Conducted by Peking University and the National Center for Nanoscience and Technology and the National Science Library, the survey found that in some sectors scientists rely 100 percent on imported high-end instruments.

Importing these high-end instruments, including DNA sequencers and particle colliders, cost several billion US dollars in 2009, an increase of 30 percent on the previous year, the report found, without specifying an exact figure.

The report found China's reliance on imported high-end instruments - the key tools for innovation and scientific breakthrough - has grown heavier in recent years.

The scientific instruments are widely used for testing and analysis in areas such as genetic engineering, space projects, energy-saving technologies, food safety and military services.

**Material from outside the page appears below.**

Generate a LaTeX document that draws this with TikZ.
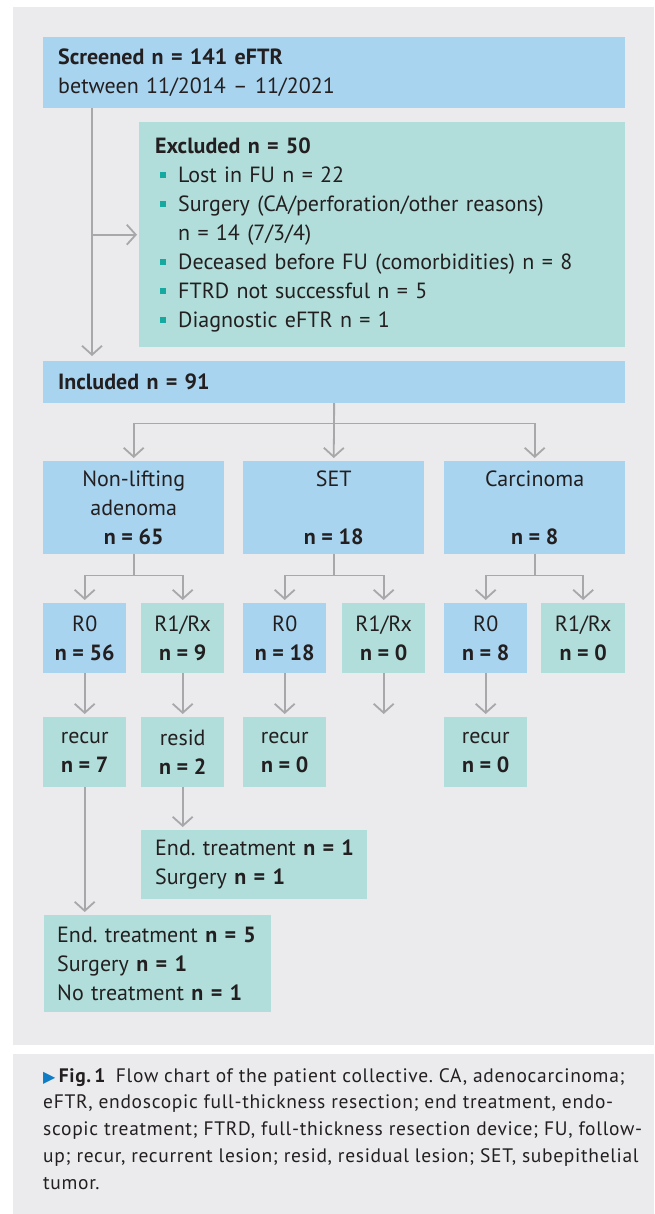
\documentclass[tikz,border=0pt]{standalone}
\usepackage{fontspec}
\setmainfont{PT Sans}
\newfontfamily\capfont[LetterSpace=3.5]{PT Sans}
\newfontfamily\symfont{DejaVu Sans}
\usetikzlibrary{arrows.meta}
\definecolor{panel-grey}{HTML}{EBEBED}
\definecolor{box-blue}{HTML}{A8D4EF}
\definecolor{box-teal}{HTML}{B1DEDA}
\definecolor{link-grey}{HTML}{A8A8AB}
\definecolor{bullet-teal}{HTML}{16A99F}
\definecolor{fig-blue}{HTML}{0E7DC6}
\definecolor{ink}{HTML}{231F20}
\newcommand{\sqbul}[1]{\makebox[23pt][l]{\hspace{5pt}\textcolor{bullet-teal}{\rule[4pt]{6pt}{6pt}}}#1}
\AtBeginDocument{\frenchspacing}

\tikzset{
  box/.style={anchor=north west, inner sep=0pt, text=ink,
              font=\fontsize{22}{29}\selectfont},
  bluebox/.style={box, fill=box-blue},
  tealbox/.style={box, fill=box-teal},
  link/.style={draw=link-grey, line width=1.8pt, shorten >=3pt,
               -{Straight Barb[length=9pt,width=20pt,line width=1.8pt]}},
}

\begin{document}
\begin{tikzpicture}[x=1pt, y=-1pt]
  \useasboundingbox (0,0) rectangle (654,1214);
  % grey panels
  \fill[panel-grey] (13,7) rectangle (654,1045);
  \fill[panel-grey] (13,1054) rectangle (654,1214);

  % screening and exclusion
  \node[bluebox, minimum width=582pt, minimum height=71pt, text width=552pt,
        align=left] (screen) at (43,37)
        {\textbf{Screened n = 141 eFTR}\\between 11/2014 – 11/2021};
  \node[tealbox, minimum width=486pt, minimum height=225pt, text width=454pt,
        align=left] (excl) at (139,122)
        {\textbf{Excluded n = 50}\\
         \sqbul{Lost in FU n = 22}\\
         \sqbul{Surgery (CA/perforation/other reasons)}\\
         \hspace*{23pt}n = 14 (7/3/4)\\
         \sqbul{Deceased before FU (comorbidities) n = 8}\\
         \sqbul{FTRD not successful n = 5}\\
         \sqbul{Diagnostic eFTR n = 1}};
  \node[bluebox, minimum width=582pt, minimum height=42pt, text width=552pt,
        align=left] (incl) at (43,361) {\textbf{Included n = 91}};

  % lesion groups
  \node[bluebox, minimum width=181pt, minimum height=93pt, align=center] (nla) at (43,461)
        {Non-lifting\\adenoma\\\textbf{n = 65}};
  \node[bluebox, minimum width=181pt, minimum height=93pt, align=center] (set) at (243,461)
        {SET\\\mbox{}\\\textbf{n = 18}};
  \node[bluebox, minimum width=181pt, minimum height=93pt, align=center] (carc) at (444,461)
        {Carcinoma\\\mbox{}\\\textbf{n = 8}};

  % resection status
  \node[bluebox, minimum width=83pt, minimum height=70pt, align=center] (nla-r0) at (43,603)
        {R0\\\textbf{n = 56}};
  \node[tealbox, minimum width=83pt, minimum height=70pt, align=center] (nla-r1) at (141,603)
        {R1/Rx\\\textbf{n = 9}};
  \node[bluebox, minimum width=83pt, minimum height=70pt, align=center] (set-r0) at (243,603)
        {R0\\\textbf{n = 18}};
  \node[tealbox, minimum width=83pt, minimum height=70pt, align=center] (set-r1) at (342,603)
        {R1/Rx\\\textbf{n = 0}};
  \node[bluebox, minimum width=83pt, minimum height=70pt, align=center] (carc-r0) at (444,603)
        {R0\\\textbf{n = 8}};
  \node[tealbox, minimum width=84pt, minimum height=70pt, align=center] (carc-r1) at (541,603)
        {R1/Rx\\\textbf{n = 0}};

  % follow-up
  \node[tealbox, minimum width=83pt, minimum height=70pt, align=center] (nla-recur) at (43,717)
        {recur\\\textbf{n = 7}};
  \node[tealbox, minimum width=83pt, minimum height=70pt, align=center] (nla-resid) at (141,717)
        {resid\\\textbf{n = 2}};
  \node[tealbox, minimum width=83pt, minimum height=70pt, align=center] (set-recur) at (243,717)
        {recur\\\textbf{n = 0}};
  \node[tealbox, minimum width=83pt, minimum height=70pt, align=center] (carc-recur) at (444,717)
        {recur\\\textbf{n = 0}};

  % treatment
  \node[tealbox, minimum width=226pt, minimum height=69pt, text width=198pt,
        align=left] (resid-tx) at (141,830)
        {\mbox{End. treatment \textbf{n = 1}}\\Surgery \textbf{n = 1}};
  \node[tealbox, minimum width=227pt, minimum height=97pt, text width=201pt,
        align=left] (recur-tx) at (44,915)
        {\mbox{End. treatment \textbf{n = 5}}\\Surgery \textbf{n = 1}\\No treatment \textbf{n = 1}};

  % connectors
  \coordinate (trunk) at ([xshift=49pt]screen.south west);
  \coordinate (set-r1-end) at (set-r1.south |- set-recur.north);
  \draw[link, shorten >=5pt] (trunk) -- (trunk |- incl.north);
  \draw[link, shorten >=2pt] (trunk |- excl.west) -- (excl.west);
  \draw[link] (incl.south) -- ++(0,20) -| (nla.north);
  \draw[link] (incl.south) -- (set.north);
  \draw[link] (incl.south) -- ++(0,20) -| (carc.north);
  \draw[link] (nla.south) -- ++(0,21) -| (nla-r0.north);
  \draw[link] (nla.south) -- ++(0,21) -| (nla-r1.north);
  \draw[link] (set.south) -- ++(0,21) -| (set-r0.north);
  \draw[link] (set.south) -- ++(0,21) -| (set-r1.north);
  \draw[link] (carc.south) -- ++(0,21) -| (carc-r0.north);
  \draw[link] (carc.south) -- ++(0,21) -| (carc-r1.north);
  \draw[link] (nla-r0.south) -- (nla-recur.north);
  \draw[link] (nla-r1.south) -- (nla-resid.north);
  \draw[link] (set-r0.south) -- (set-recur.north);
  \draw[link] (set-r1.south) -- (set-r1-end);
  \draw[link] (carc-r0.south) -- (carc-recur.north);
  \draw[link] (nla-resid.south) -- (nla-resid.south |- resid-tx.north);
  \draw[link] (nla-recur.south) -- (nla-recur.south |- recur-tx.north);

  % caption
  \node[anchor=north west, inner sep=0pt, align=left, text=ink,
        font=\capfont\fontsize{19.5}{26.8}\selectfont] (caption) at (43,1068)
        {{\color{fig-blue}\symfont\fontsize{16}{16}\selectfont ▶}\,\textbf{Fig.\,1}\enspace Flow chart of the patient collective. CA, adenocarcinoma;\\
         eFTR, endoscopic full-thickness resection; end treatment, endo-\\
         scopic treatment; FTRD, full-thickness resection device; FU, follow-\\
         up; recur, recurrent lesion; resid, residual lesion; SET, subepithelial\\
         tumor.};
\end{tikzpicture}
\end{document}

However, the gap between China and the developed world in research and manufacturing of these scientific instruments has not closed, but widened, the survey found.

"Without scientific instruments of high-precision, a high-standard achievement is far fetched," Zhu Xing, deputy director of the national center and a member of the Chinese People's Political Consultative Conference National Committee told the China Youth Daily.

"In the past 20 years, our global competitiveness has dwindled on innovation in key state-of-the-art instruments relying heavily on foreign technologies," said Zhu, who conducted the survey last year.

"A great amount of the budget for scientific research was spent on expensive imported instruments, making us lose the (financial) foundation for development of our own innovative instruments," he said in the report.

Meager and inconsistent investment from the government in scientific instruments and a weak starting point are blamed by the Ministry of Science and Technology on its website for not yielding major breakthroughs.

The ministry was not available to respond to the survey for China Daily on Tuesday.

Experts said the current situation could be solved by better allocation of resources and government guidance on appropriate use of the tools.

"Most of that shocking amount of money was wasted on unnecessary instruments. Only first-tier institutions have the need for the most high-end products," said Ma Lanfeng, deputy secretary of Shanghai Association for Instrumental Analysis.

"Too many organizations think the most expensive instruments are the best ones, and spend a lot just to keep in line with their peers or even to show off," she said. "The money should be saved for the development of instruments under the government's guidance."

She added that a mechanism which effectively binds research institutions, academies and businesses into a unit and engages business as a real innovator could improve the situation.

The Shanghai government launched a program for sharing scientific instruments in 2004.

Last year, 5,097 registered instruments worth more than 300,000 yuan ($44,000) were successfully shared more than 100,000 times.